47th Annual Convention; Online; 2021
All times listed are Eastern time (GMT-4 at the time of the convention in May).
| Exploring Publication Bias in Behavior Analysis Research
|Saturday, May 29, 2021
|4:00 PM–4:50 PM
|Chair: Matthew Tincani (Temple University)
|CE Instructor: Matthew Tincani, Ph.D.
|Panelists: MARK GALIZIO (University of North Carolina Wilmington), JOEL RINGDAHL (University of Georgia), JASON TRAVERS (Temple University)
Publication bias is the disproportionate representation of studies with certain characteristics, such as strong experimental effect, in the published research literature.
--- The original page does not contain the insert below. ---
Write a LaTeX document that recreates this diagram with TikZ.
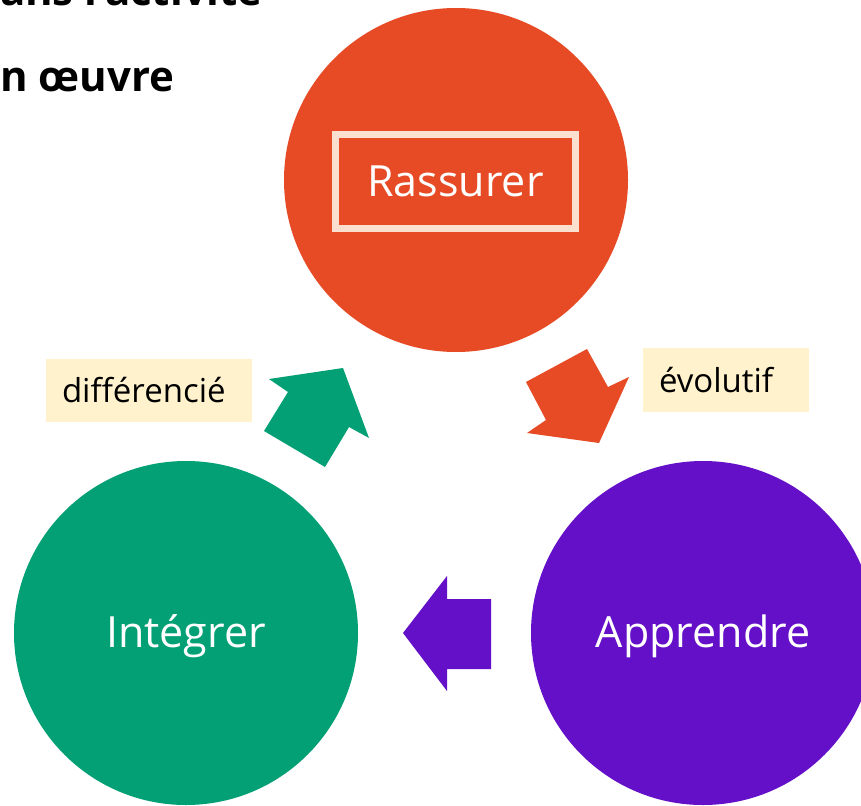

Publication bias skews the body of scientific knowledge by overrepresenting studies with specific methodologies, analytic techniques, and data, which distorts the scientific literature and, ultimately, foments public distrust in science. Scholars in psychology and education have documented the presence of publication bias within these broad bodies of research. However, to date, behavior analysts have focused little attention on the possibility of publication bias in basic and applied behavior analysis research. Participants in this panel will reflect on their experiences as researchers, journal editors, and manuscript reviewers regarding issues of publication bias in behavior analysis. Their discussion will explore whether publication bias is a problem in behavior analysis research; how publication bias might manifest uniquely in our work; the potential impact of publication bias on the corpus of scientific knowledge in basic behavior analysis, applied behavior analysis, and on consumers of behavior analytic interventions; and potential strategies for reducing publication bias.
|Instruction Level: Intermediate
Board certified behavior analysts; licensed psychologists; graduate students.
|Learning Objectives: At the conclusion of the presentation, participants will be able to: (1) state the definition of publication bias and describe examples of publication bias within scientific research; (2) describe how publication bias could manifest in basic and applied behavior analytic research; (3) discuss possible ways of reducing publication bias in basic and applied behavior analysis research.
|MARK GALIZIO (University of North Carolina Wilmington)
Dr. Galizio received his BA from Kent State University and his PhD from the University of Wisconsin- Milwaukee where he worked with Dr. Alan Baron. In 1976, he joined the faculty at the University of North Carolina Wilmington where he is currently Professor of Psychology. His research interests include behavioral pharmacology, stimulus control/concept learning, aversive control, and human operant behavior. He has published two books, more than 100 articles and his research has been supported by NIDA, NSF and NICHD. He is a Fellow of ABAI and four APA divisions and is a past-president of APA Division 25 (Behavior Analysis) and of the Southeastern Association for Behavior Analysis and served as an At-Large member of the ABAI Executive Council. He has served on numerous NIH study sections and chaired two of them. He is currently Editor-in-Chief of the Journal of the Experimental Analysis of Behavior.
|JOEL RINGDAHL (University of Georgia)
|Joel Ringdahl is an associate professor in the department of communication sciences and special education at the University of Georgia. His research interests include functional analysis and treatment of severe behavior problems, stimulus preference assessments, functional communication training and translational research in the areas of behavioral momentum theory and behavioral economics. He is the editor of Behavior Analysis: Research and Practice.
|JASON TRAVERS (Temple University)
|Jason Travers, Ph.D., BCBA-D, is an associate professor in the college of education and human development at Temple University. He serves on the editorial board of several journals, including Journal of Special Education Technology, TEACHING Exceptional Children, and Journal of Disability Policy Studies.